Alyn Shipton pays tribute to the inspirational New Orleans jazz singer who has died aged 75

Lillian Boutté
Lillian Boutté

Born in New Orleans, Lillian Boutté became not only one of the city’s best-known vocalists, but was appointed Official Jazz Ambassador for the town in the 1990s. She started young, joining the Golden Voices Choir, and went on to study music at Xavier University. Already catching the ear of fellow musicians, she toured with Allen Toussaint and worked as a studio player in her early twenties.

What brought her first to national, and then international, fame was joining the cast of the musical play One Mo’ Time in 1979. After lengthy seasons in New Orleans, and then New York City, she toured with the production to Sweden and Brazil, finally leaving the show in 1983. Even before that, in her time off from the play she sang in Europe, mainly in Scandinavia, and in late 1983 formed a European band with clarinetist (and her future husband) Thomas L’Etienne. Their “Music Friends” toured internationally for many years, working both in Europe and back in the USA. Lillian’s talent was to connect immediately with an audience, whether in a tiny club or a vast concert hall.

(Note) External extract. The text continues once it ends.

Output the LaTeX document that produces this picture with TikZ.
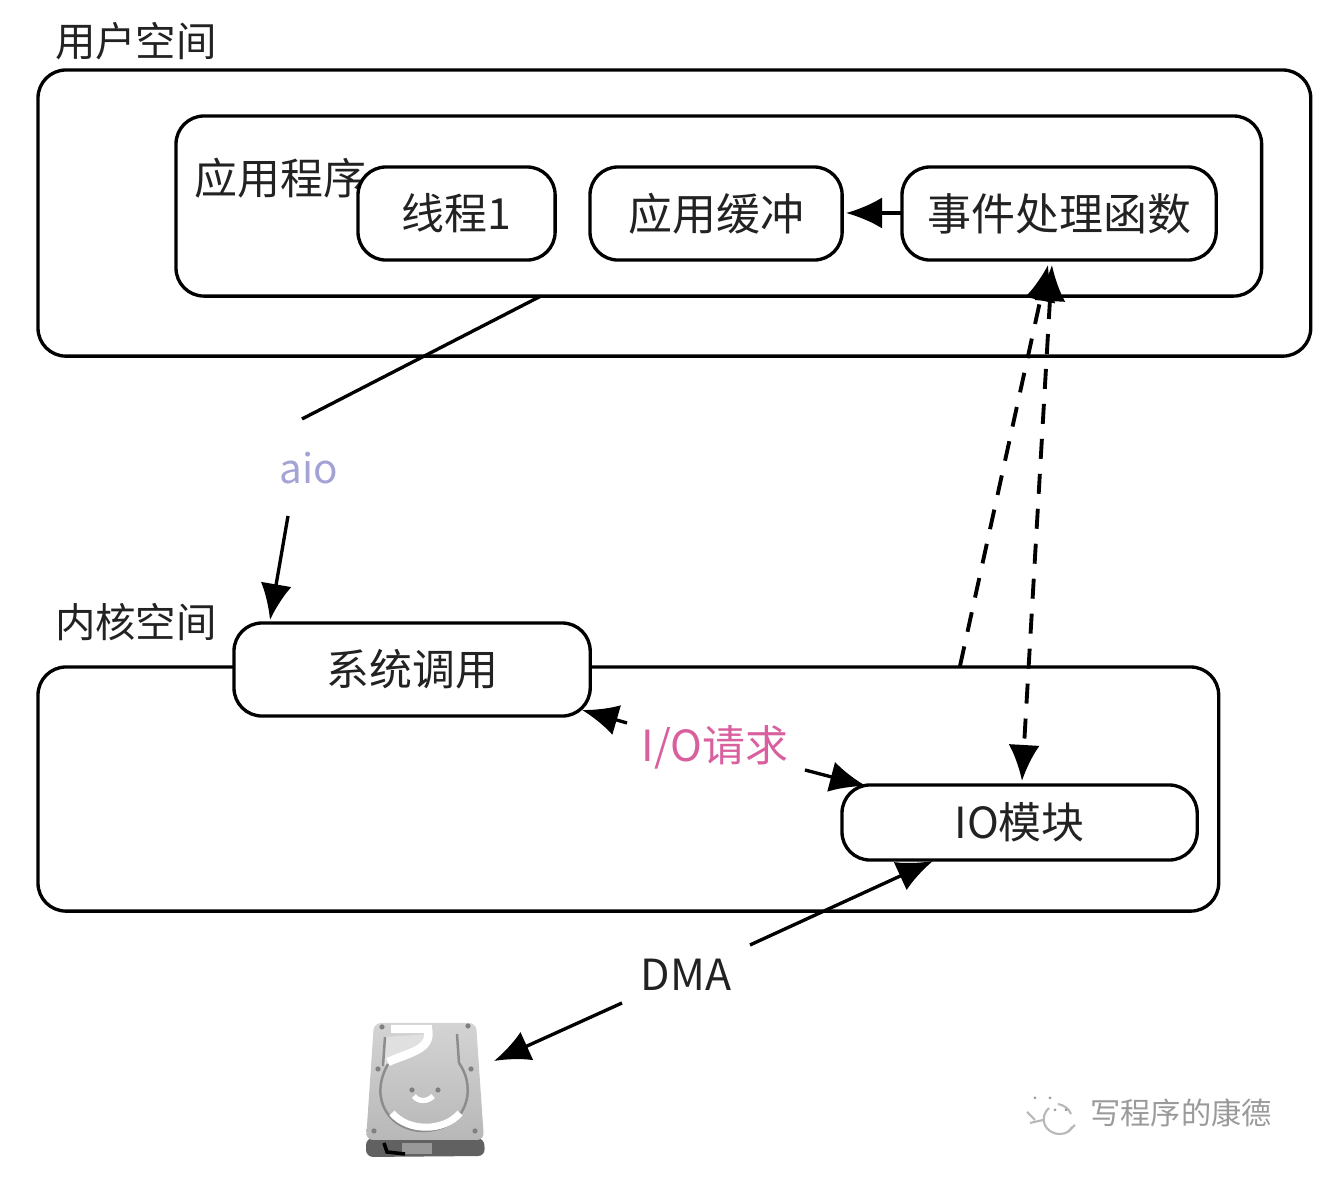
\documentclass[tikz,border=0pt]{standalone}
\usepackage{fontspec}
\setmainfont{Noto Sans CJK SC}
\usetikzlibrary{arrows.meta}
\definecolor{aiocolor}{HTML}{A3A3D6}
\definecolor{iocolor}{HTML}{D9609F}
\definecolor{markcolor}{HTML}{9A9A9A}
\definecolor{inkcolor}{HTML}{222222}
\tikzset{
  box/.style={draw,line width=.95pt,rounded corners=.28cm,inner sep=0pt,outer sep=0pt,anchor=north west},
  inner box/.style={box,fill=white,text=inkcolor,font=\fontsize{12.2pt}{14pt}\selectfont},
  wide text/.style={font=\fontsize{12.5pt}{14pt}\selectfont},
  textlabel/.style={inner sep=0pt,text=inkcolor,font=\fontsize{12.2pt}{14pt}\selectfont},
  spacelabel/.style={textlabel,font=\fontsize{11.5pt}{14pt}\selectfont},
  conn/.style={line width=.95pt},
  arrowline/.style={conn,-{Latex[length=.36cm,width=.31cm]}},
  dashline/.style={arrowline,line width=1.1pt,dash pattern=on .2cm off .15cm},
}
\begin{document}
\begin{tikzpicture}[x=.01cm,y=-.01cm]
\useasboundingbox (0,0) rectangle (1332,1186);
% user space
\node[box,minimum width=12.72cm,minimum height=2.86cm] (user) at (38,70) {};
\node[spacelabel] (userlabel) at (136,41) {用户空间};
\node[box,minimum width=10.85cm,minimum height=1.80cm] (app) at (176,116) {};
\node[textlabel,anchor=west] (applabel) at (194,178) {应用程序};
\node[inner box,minimum width=1.97cm,minimum height=.93cm] (thread) at (358,167) {线程1};
\node[inner box,wide text,minimum width=2.52cm,minimum height=.93cm] (buffer) at (590,167) {应用缓冲};
\node[inner box,wide text,minimum width=3.14cm,minimum height=.93cm] (handler) at (902,167) {事件处理函数};
% kernel space
\node[box,minimum width=11.80cm,minimum height=2.44cm] (kernel) at (38,667) {};
\node[spacelabel] (kernellabel) at (136,622) {内核空间};
\node[inner box,minimum width=3.56cm,minimum height=.93cm] (syscall) at (234,623) {系统调用};
\node[inner box,minimum width=3.55cm,minimum height=.75cm] (iomod) at (842,785) {IO模块};
% labels on the lines
\node[spacelabel,text=aiocolor] (aio) at (309,468) {aio};
\node[textlabel,text=iocolor] (ioreq) at (715,747) {I/O请求};
\node[textlabel] (dma) at (686,975) {DMA};
% free ends
\coordinate (appout) at (541,296);
\coordinate (aioin) at (302,419);
\coordinate (aioout) at (288,516);
\coordinate (syscallin) at (270,620);
\coordinate (handlerout) at (902,213);
\coordinate (bufferin) at (846,213);
\coordinate (kernelout) at (960,666);
\coordinate (handlerin) at (1048,265);
\coordinate (handlerin2) at (1052,265);
\coordinate (iomodin) at (1022,781);
\coordinate (reqleft) at (627,723);
\coordinate (syscallout) at (582,710);
\coordinate (reqright) at (805,770);
\coordinate (iomodleft) at (866,786);
\coordinate (dmaup) at (750,945);
\coordinate (iomodout) at (933,861);
\coordinate (dmadown) at (622,1003);
\coordinate (diskin) at (494,1061);
\draw[conn] (appout) -- (aioin);
\draw[arrowline] (aioout) -- (syscallin);
\draw[arrowline] (handlerout) -- (bufferin);
\draw[dashline] (kernelout) -- (handlerin);
\draw[dashline,{Latex[length=.36cm,width=.31cm]}-{Latex[length=.36cm,width=.31cm]}] (handlerin2) -- (iomodin);
\draw[arrowline] (reqleft) -- (syscallout);
\draw[arrowline] (reqright) -- (iomodleft);
\draw[arrowline] (dmaup) -- (iomodout);
\draw[arrowline] (dmadown) -- (diskin);
% disk
\fill[black!62,rounded corners=2pt] (366,1138) -- (484,1138) -- (485,1156) -- (366,1157) -- cycle;
\fill[black!40] (402,1143) rectangle (432,1154);
\draw[black,line width=1pt] (384,1143) -- (387,1152) -- (405,1154);
\shade[top color=black!17,bottom color=black!28,rounded corners=2pt] (374,1023) -- (476,1023) -- (484,1140) -- (366,1140) -- cycle;
\fill[black!12] (385,1037) -- (430,1034) .. controls (426,1052) and (412,1060) .. (384,1066) -- cycle;
\draw[black!45,line width=.7pt] (385,1037) -- (383,1066);
\draw[black!45,line width=.7pt] (457,1034) -- (459,1063);
\draw[white,line width=2.4pt] (391,1029) -- (428,1029) .. controls (432,1050) and (410,1052) .. (388,1062);
\draw[black!45,line width=.7pt] (459,1063) .. controls (478,1090) and (466,1130) .. (424,1131) .. controls (390,1131) and (368,1100) .. (388,1064);
\draw[white,line width=2pt] (392,1113) .. controls (408,1132) and (444,1132) .. (460,1113);
\draw[white,line width=1.5pt] (414,1096) .. controls (418,1102) and (428,1102) .. (433,1096);
\foreach \sx/\sy in {382/1027,468/1026,378/1069,471/1069,374/1131,475/1131,412/1090,438/1090}
  \fill[black!50] (\sx,\sy) circle [radius=2.6];
% watermark
\node[inner sep=0pt,text=markcolor,font=\fontsize{8.6pt}{10pt}\selectfont] (mark) at (1181,1113) {写程序的康德};
\draw[markcolor!70,line width=.6pt] (1049,1108) .. controls (1038,1118) and (1045,1134) .. (1060,1134) .. controls (1066,1134) and (1070,1131) .. (1072,1127);
\draw[markcolor!70,line width=.6pt] (1058,1104) .. controls (1064,1105) and (1069,1109) .. (1071,1114);
\draw[markcolor!70,line width=.6pt] (1027,1112) -- (1035,1120) (1030,1123) -- (1043,1120) (1068,1132) -- (1075,1125);
\foreach \sx/\sy in {1035/1098,1050/1098,1055/1110,1066/1110}
  \fill[markcolor] (\sx,\sy) circle [radius=1.5];
\end{tikzpicture}
\end{document}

She could belt out a vaudeville number with everyone clapping along, and, next moment, hush the crowd to silence with a ballad or spiritual. I was fortunate to experience both those aspects of her talent from the stage (see above), when she sang with pianist Sammy Price’s small group in an intimate studio theatre in 1989, and a year or so later at the Barbican, with US pianist Butch Thompson. The Price event was at the Ascona Jazz Festival in Switzerland, where from 1985-89 she was known as the “Queen of Ascona”, playing to some of the festival’s biggest crowds.

Audiences loved her. UK musicians in her line-up included bassists Brian Turnock, Dave Green and Andy Crowdy, plus, for many years, guitarist Denny Ilett. She was a popular guest vocalist with Humphrey Lyttelton from the late 1980s. She continued performing until 2017, when she began suffering from Alzheimer’s.